POSCO has streamlined the company’s organizations to cope with continued unfavorable market conditions and a management crisis, company officials said Thursday.

The country’s largest steelmaker has removed 88 teams from its steel mills in Pohang, North Gyeongsang Province, and Gwangyang, South Jeolla Province. The restructured teams include organizations developing raw material strategy and stainless materials. 

POSCO explained these departments have grown over the years to overlap with already existing teams at the headquarters and steel mills.

“Those whose teams were disbanded this time were sent to our reengineering team to help with the restructuring process,” the company said in a statement. 

POSCO building.
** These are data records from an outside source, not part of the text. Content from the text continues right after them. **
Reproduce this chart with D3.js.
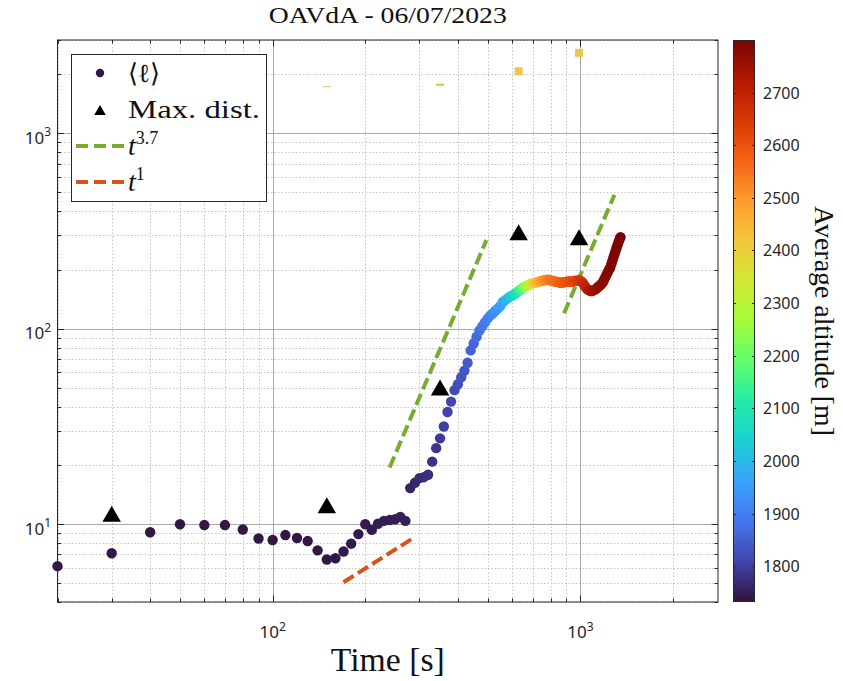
<!DOCTYPE html>
<html>
<head>
<meta charset="utf-8">
<script src="https://cdn.jsdelivr.net/npm/d3@7"></script>
<style>
  body { margin: 0; background: #fff; }
  svg { display: block; }
</style>
</head>
<body>
<svg id="chart" width="843" height="681"></svg>
<script>
// ---- data ----------------------------------------------------------------
// sampling times [s]
const times = [
  20,30,40,50,60,70,80,90,100,110,
  120,130,140,150,160,170,180,190,200,210,
  220,230,240,250,260,270,280,290,300,310,
  320,330,340,350,360,370,380,390,400,410,
  420,430,440,450,460,470,480,490,500,510,
  520,530,540,550,560,570,580,590,600,610,
  620,630,640,650,660,670,680,690,700,710,
  720,730,740,750,760,770,780,790,800,810,
  820,830,840,850,860,870,880,890,900,910,
  920,930,940,950,960,970,980,990,1000,1010,
  1020,1030,1040,1050,1060,1070,1080,1090,1100,1110,
  1120,1130,1140,1150,1160,1170,1180,1190,1200,1210,
  1220,1230,1240,1250,1260,1270,1280,1290,1300,1310,
  1320,1330,1340,1350
];
// mean distance <l> [m]
const meanDist = [
  6.1,7.1,9.1,10.0,9.9,9.9,9.4,8.45,8.3,8.8,
  8.5,8.2,7.35,6.6,6.7,7.25,7.95,8.9,10.0,9.35,
  10.05,10.4,10.5,10.6,10.9,10.4,15.3,16.3,17.2,17.4,
  17.9,20.9,24.5,27.5,31.6,37.5,42.4,48.5,52,56.5,
  61,67,77.5,84,91,98,103,108,113,117,
  120,124,127,131,137,140,143,146,148,150,
  153,156,159,162,164,166,168,170,171,172,
  173,174,175,176,177,177,178,178,177,176,
  175,174,174,173,172,172,173,173,174,174,
  175,174,174,175,176,176,176,177,176,174,
  171,167,163,160,158,157,156,156,157,158,
  159,161,163,165,167,169,172,176,181,186,
  191,196,201,206,214,222,231,240,249,259,
  268,277,286,294
];
// average altitude of the group [m]
const altitude = [
  1741,1740,1740,1739,1739,1739,1739,1739,1739,1739,
  1740,1740,1740,1741,1741,1742,1743,1744,1745,1746,
  1747,1748,1749,1750,1751,1752,1758,1763,1768,1772,
  1777,1783,1788,1794,1800,1806,1812,1818,1824,1830,
  1837,1845,1853,1861,1869,1877,1885,1893,1901,1910,
  1920,1931,1943,1956,1970,1986,2003,2021,2040,2062,
  2088,2118,2150,2185,2222,2260,2298,2335,2370,2402,
  2430,2455,2476,2494,2508,2520,2530,2538,2545,2551,
  2557,2562,2567,2572,2577,2582,2587,2592,2597,2602,
  2607,2612,2617,2622,2628,2634,2641,2648,2656,2665,
  2675,2685,2695,2705,2714,2722,2729,2735,2741,2746,
  2751,2755,2759,2763,2766,2769,2772,2775,2777,2779,
  2781,2783,2785,2787,2789,2790,2792,2793,2794,2795,
  2796,2797,2798,2799
];
// maximum distance
const maxTimes = [30, 150, 350, 630, 990];
const maxDist  = [11.3, 12.5, 50, 312, 294];
// altitude ranges recorded at the same instants
const altMarkTimes = [150, 350, 630, 990];
const altMarkLow   = [1722, 1744, 1980, 2459];
const altMarkHigh  = [1740, 1796, 2176, 2702];
// power-law guides (end points)
const steepGuideA_T = [240, 495];
const steepGuideA_V = [19.5, 284];
const steepGuideB_T = [885, 1290];
const steepGuideB_V = [120, 484];
const linearGuide_T = [170, 290];
const linearGuide_V = [5.05, 8.6];
// axis ticks
const xMajorTicks = [100, 1000];
const yMajorTicks = [10, 100, 1000];
const cbarTicks = [1800, 1900, 2000, 2100, 2200, 2300, 2400, 2500, 2600, 2700];
const altRange = [1732, 2800];
// turbo colormap stops
const turboStops = ['#30123b','#4145ab','#4675ed','#39a2fc','#1bcfd4','#24eca6','#61fc6c',
  '#a4fc3b','#d1e834','#f3c63a','#fe9b2d','#f36315','#d93806','#b11901','#7a0403'];

// ---- layout ----------------------------------------------------------------
const svg = d3.select('#chart');
const L = 57.5, R = 718, T = 40, B = 602;
const serif = '"Liberation Serif", "Times New Roman", serif';
const sans = '"Noto Sans", "Open Sans", sans-serif';
const GREEN = '#77ac30', ORANGE = '#d95319';

svg.append('rect').attr('width', 843).attr('height', 681).attr('fill', '#fff');

const x = d3.scaleLog().domain([20, 2800]).range([L, R]);
const y = d3.scaleLog().domain([4, 3000]).range([B, T]);

const colorDomain = turboStops.map((_, i) => altRange[0] + i * (altRange[1] - altRange[0]) / (turboStops.length - 1));
const color = d3.scaleLinear().domain(colorDomain).range(turboStops).interpolate(d3.interpolateRgb).clamp(true);

const isMajor = v => Math.abs(Math.log10(v) - Math.round(Math.log10(v))) < 1e-9;
const xMinor = x.ticks().filter(v => !isMajor(v));
const yMinor = y.ticks().filter(v => !isMajor(v));

// ---- grid ------------------------------------------------------------------
const grid = svg.append('g');
grid.selectAll('.xm').data(xMinor).join('line')
  .attr('x1', d => Math.round(x(d)) + 0.5).attr('x2', d => Math.round(x(d)) + 0.5)
  .attr('y1', T).attr('y2', B)
  .attr('stroke', '#c4c4c4').attr('stroke-dasharray', '1.5,2').attr('stroke-width', 1);
grid.selectAll('.ym').data(yMinor).join('line')
  .attr('y1', d => Math.round(y(d)) + 0.5).attr('y2', d => Math.round(y(d)) + 0.5)
  .attr('x1', L).attr('x2', R)
  .attr('stroke', '#c4c4c4').attr('stroke-dasharray', '1.5,2').attr('stroke-width', 1);
grid.selectAll('.xM').data(xMajorTicks).join('line')
  .attr('x1', d => Math.round(x(d)) + 0.5).attr('x2', d => Math.round(x(d)) + 0.5)
  .attr('y1', T).attr('y2', B).attr('stroke', '#aaaaaa').attr('stroke-width', 1);
grid.selectAll('.yM').data(yMajorTicks).join('line')
  .attr('y1', d => Math.round(y(d)) + 0.5).attr('y2', d => Math.round(y(d)) + 0.5)
  .attr('x1', L).attr('x2', R).attr('stroke', '#aaaaaa').attr('stroke-width', 1);

// ---- axis box and inward ticks ----------------------------------------------
const axisG = svg.append('g').attr('stroke', '#262626').attr('stroke-width', 1);
const tickLen = v => isMajor(v) ? 6.5 : 3.5;
x.ticks().forEach(v => {
  const px = Math.round(x(v)) + 0.5;
  axisG.append('line').attr('x1', px).attr('x2', px).attr('y1', B).attr('y2', B - tickLen(v));
  axisG.append('line').attr('x1', px).attr('x2', px).attr('y1', T).attr('y2', T + tickLen(v));
});
y.ticks().forEach(v => {
  const py = Math.round(y(v)) + 0.5;
  axisG.append('line').attr('y1', py).attr('y2', py).attr('x1', L).attr('x2', L + tickLen(v));
  axisG.append('line').attr('y1', py).attr('y2', py).attr('x1', R).attr('x2', R - tickLen(v));
});
axisG.append('rect').attr('x', L).attr('y', T).attr('width', R - L).attr('height', B - T)
  .attr('fill', 'none');

// tick labels
function powerLabel(sel, exp) {
  sel.append('tspan').text('10');
  sel.append('tspan').attr('dy', -7.5).attr('font-size', 12).text(exp);
}
xMajorTicks.forEach(v => {
  const t = svg.append('text').attr('x', x(v)).attr('y', 638)
    .attr('text-anchor', 'middle').attr('font-family', sans).attr('font-size', 17).attr('fill', '#262626');
  powerLabel(t, String(Math.round(Math.log10(v))));
});
yMajorTicks.forEach(v => {
  const t = svg.append('text').attr('x', 51).attr('y', y(v) + 10.5)
    .attr('text-anchor', 'end').attr('font-family', sans).attr('font-size', 17).attr('fill', '#262626');
  powerLabel(t, String(Math.round(Math.log10(v))));
});

// ---- titles -----------------------------------------------------------------
svg.append('text').attr('x', (L + R) / 2).attr('y', 23).attr('text-anchor', 'middle')
  .attr('font-family', serif).attr('font-size', 23).attr('fill', '#111')
  .attr('textLength', 238).attr('lengthAdjust', 'spacingAndGlyphs').text('OAVdA - 06/07/2023');
svg.append('text').attr('x', (L + R) / 2).attr('y', 671).attr('text-anchor', 'middle')
  .attr('font-family', serif).attr('font-size', 33).attr('fill', '#111')
  .attr('textLength', 114).attr('lengthAdjust', 'spacingAndGlyphs').text('Time [s]');

// ---- power-law guides --------------------------------------------------------
const guide = (ts, vs, c) => svg.append('line')
  .attr('x1', x(ts[0])).attr('y1', y(vs[0])).attr('x2', x(ts[1])).attr('y2', y(vs[1]))
  .attr('stroke', c).attr('stroke-width', 4).attr('stroke-dasharray', '12,5');
guide(steepGuideA_T, steepGuideA_V, GREEN);
guide(steepGuideB_T, steepGuideB_V, GREEN);
guide(linearGuide_T, linearGuide_V, ORANGE);

// ---- altitude range marks ----------------------------------------------------
svg.append('g').selectAll('rect').data(altMarkTimes).join('rect')
  .attr('x', d => x(d) - 4).attr('width', 8)
  .attr('y', (d, i) => y(altMarkHigh[i]))
  .attr('height', (d, i) => Math.max(1, y(altMarkLow[i]) - y(altMarkHigh[i])))
  .attr('fill', '#e8c84c');

// ---- mean distance, coloured by altitude -------------------------------------
svg.append('g').selectAll('circle').data(times).join('circle')
  .attr('cx', d => x(d)).attr('cy', (d, i) => y(meanDist[i])).attr('r', 5.2)
  .attr('fill', (d, i) => color(altitude[i]));

// ---- maximum distance --------------------------------------------------------
const tri = (w, h) => `M0,${-h / 2}L${w / 2},${h / 2}L${-w / 2},${h / 2}Z`;
svg.append('g').selectAll('path').data(maxTimes).join('path')
  .attr('transform', (d, i) => `translate(${x(d)},${y(maxDist[i])})`)
  .attr('d', tri(18.5, 16)).attr('fill', '#000');

// ---- legend -----------------------------------------------------------------
const lg = svg.append('g');
lg.append('rect').attr('x', 71.5).attr('y', 54.5).attr('width', 195).attr('height', 147)
  .attr('fill', '#fff').attr('stroke', '#262626').attr('stroke-width', 1);
lg.append('circle').attr('cx', 100).attr('cy', 73).attr('r', 4.2).attr('fill', color(altitude[0]));
lg.append('path').attr('transform', 'translate(100,110)').attr('d', tri(11.5, 10)).attr('fill', '#000');
lg.append('line').attr('x1', 76).attr('x2', 124).attr('y1', 146).attr('y2', 146)
  .attr('stroke', GREEN).attr('stroke-width', 4).attr('stroke-dasharray', '12,6');
lg.append('line').attr('x1', 76).attr('x2', 124).attr('y1', 182).attr('y2', 182)
  .attr('stroke', ORANGE).attr('stroke-width', 4).attr('stroke-dasharray', '12,6');
const lt = (yy) => lg.append('text').attr('x', 128).attr('y', yy)
  .attr('font-family', serif).attr('font-size', 26).attr('fill', '#111');
lt(82).attr('textLength', 32).attr('lengthAdjust', 'spacingAndGlyphs').text('⟨ℓ⟩');
lt(118).attr('textLength', 132).attr('lengthAdjust', 'spacingAndGlyphs').text('Max. dist.');
const t37 = lt(155);
t37.append('tspan').attr('font-style', 'italic').attr('font-size', 28).text('t');
t37.append('tspan').attr('dy', -11).attr('font-size', 18).text('3.7');
const t1 = lt(191);
t1.append('tspan').attr('font-style', 'italic').attr('font-size', 28).text('t');
t1.append('tspan').attr('dy', -11).attr('font-size', 18).text('1');

// ---- colorbar ---------------------------------------------------------------
const cbX = 733, cbW = 22;
const cy = d3.scaleLinear().domain(altRange).range([B, T]);
const grad = svg.append('defs').append('linearGradient').attr('id', 'turbo')
  .attr('x1', 0).attr('y1', 1).attr('x2', 0).attr('y2', 0);
turboStops.forEach((c, i) => grad.append('stop')
  .attr('offset', i / (turboStops.length - 1)).attr('stop-color', c));
svg.append('rect').attr('x', cbX).attr('y', T).attr('width', cbW).attr('height', B - T)
  .attr('fill', 'url(#turbo)');
svg.append('rect').attr('x', cbX + 0.5).attr('y', T + 0.5).attr('width', cbW - 1).attr('height', B - T - 1)
  .attr('fill', 'none').attr('stroke', '#262626').attr('stroke-width', 1);
cbarTicks.forEach(v => {
  const py = Math.round(cy(v)) + 0.5;
  svg.append('line').attr('x1', cbX + cbW).attr('x2', cbX + cbW - 3).attr('y1', py).attr('y2', py)
    .attr('stroke', '#262626');
  svg.append('line').attr('x1', cbX).attr('x2', cbX + 3).attr('y1', py).attr('y2', py)
    .attr('stroke', '#262626');
  svg.append('text').attr('x', cbX + cbW + 8).attr('y', cy(v) + 6)
    .attr('font-family', sans).attr('font-size', 16).attr('fill', '#262626').text(v);
});
svg.append('text').attr('transform', `translate(815,${(T + B) / 2}) rotate(90)`)
  .attr('text-anchor', 'middle').attr('font-family', serif).attr('font-size', 27)
  .attr('fill', '#111').attr('textLength', 230).attr('lengthAdjust', 'spacingAndGlyphs')
  .text('Average altitude [m]');
</script>
</body>
</html>
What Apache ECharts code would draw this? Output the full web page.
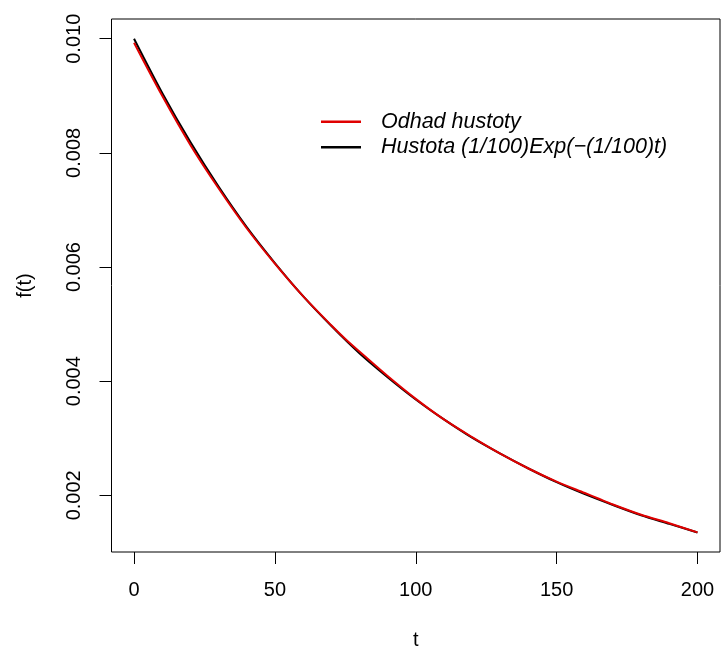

Yonhap

“Some were offered education programs such as a six-month MBA course and language classes, in order to improve their work capacity,” it added.

Teams that are directly related to field operations, like safety management teams, were transferred to steel mills, while project assistant teams were consolidated for cost efficiency.

Meanwhile, the operation team and R&D center was exempt from the restructuring as they deeply affect the firm’s competitiveness in the steel industry, according to POSCO.

In an email sent to employees last week, POSCO chairman Kwon Oh-joon wrote, “When in crisis, the key (to survive) can always be found in the field,” placing emphasis on the role of the workforce at steel mills.

“I will try to become a field-oriented CEO,” he said, signaling steel mill-focused restructuring moves.

POSCO announced its second-quarter earnings result at an investor relations’ session on July 15, in an unusual move that capped the company’s desperate efforts to assuage investor concern over falling sales and an alleged graft scandal.

The firm’s operating profit fell 18.2 percent on-year to 686 billion won ($588.8 million), while sales dropped 9.1 percent to 15.18 trillion won.